Bien que ces séparations soient bien ancrées dans les imaginaires et dans les pratiques, elles ne résistent ni à l’épreuve de l’analyse ni à l’épreuve des faits. Ces enjeux font partie d’un système social et économique global dont chacune des composantes est importante pour le fonctionnement du tout. Cela devient évident dès qu’on aborde sérieusement la question des alternatives aux systèmes économiques et sociaux actuels : comment pourrait-on envisager une société écologique au sein de laquelle perdureraient le racisme, le sexisme, le viol et les exploitations sexuelles, une division sexuelle du travail « traditionnelle » et des injustices et inégalités sociales ? À l’inverse, comment envisager une société juste et égalitaire en dehors d’une perspective écologiste ?

Qu’attendons-nous ?

Malgré tout leur sens et toute leur nécessité, les alliances entre écolos et féministes tardent à se construire. Les questions de justice et d’égalité sociales sont très peu abordées par les mouvements écologistes. Qui plus est, ceux-ci tendent à reproduire en leur sein des dynamiques sexistes et une division sexuelle du travail assez traditionnelle. Du côté des féministes, une réflexion s’amorce sur les liens entre environnement, égalité des sexes et lutte contre la pauvreté, mais il reste encore beaucoup à faire ! Il faut poursuivre dans cette direction, et inciter les mouvements écologistes à intégrer des analyses et des pratiques féministes. Les rapprochements analytiques et politiques entre ces deux mouvements pourraient contribuer à radicaliser la contestation du modèle économique et social actuel, ainsi qu’à élaborer des propositions alternatives.

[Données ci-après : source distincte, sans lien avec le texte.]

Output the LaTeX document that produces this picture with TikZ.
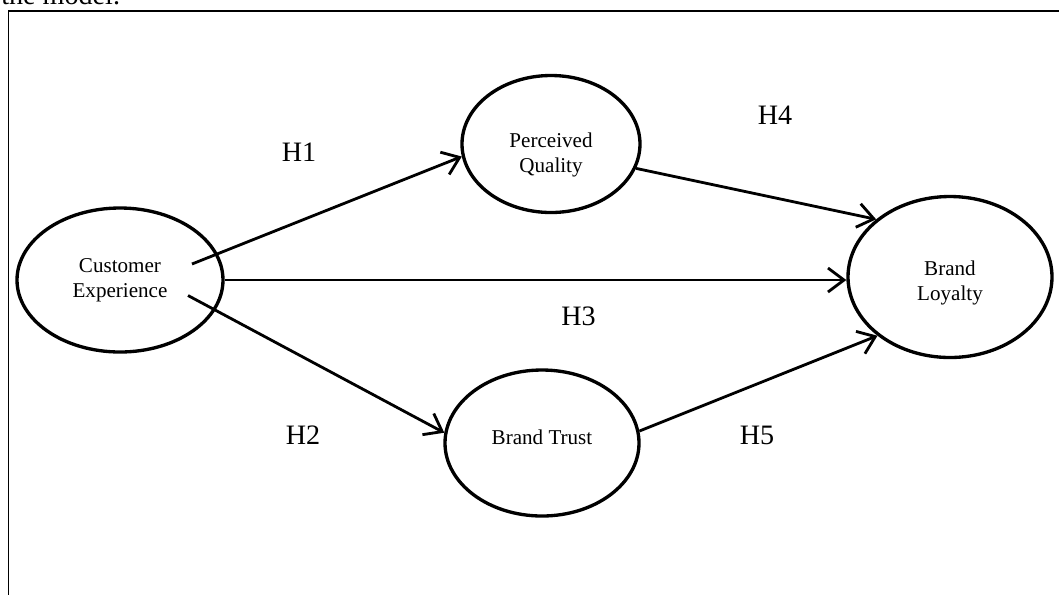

Alors, qu’attendons-nous ? Nous ne pourrons vaincre la droite, qu’elle soit économique ou sociale, qu’en sortant des sentiers battus et de nos « secteurs » respectifs !


[1Voir le dossier sur les menaces au droit à l’avortement, ÀB ! no 25.

[2Sur les stratégies néolibérales de récupération de certaines luttes féministes, voir De gré ou de force : les femmes dans la mondialisation, Jules Falquet, La Dispute, 2008 – recension de l’ouvrage dans ce numéro.

[3Sur l’impact de la privatisation du système de santé sur les conditions de vie des femmes, voir La privatisation du système de santé, une atteinte au droit à la santé et au droit à l’égalité des femmes, rédigé par Marie Pelchat pour L’R des centres de femmes.

[4Voir « Quand les écolos font le bonheur des néolibéraux… » par A. Kruzynski et M. Silvestro, ÀB ! no 22, p. 41.

[5La référence la plus importante pour l’analyse écoféministe est l’ouvrage de Maria Mies et Vandana Shiva, Écoféminisme, Paris, Montréal, L’Harmattan, 1998, 363 p. Pour une présentation de ces analyses adaptée au contexte du féminisme québécois, voir les articles « Qu’est-ce que l’écoféminisme » et « Vers des écoféminismes québécois ! » par Elsa Beaulieu et Maude Prud’Homme, dans La course à Relais-femmes no 36-37, mai 2008. Voir aussi « Pour un écoféminisme politique ! » par les mêmes auteures, dans Le Féminisme en bref, Fédération des femmes du Québec, numéro spécial, août 2008.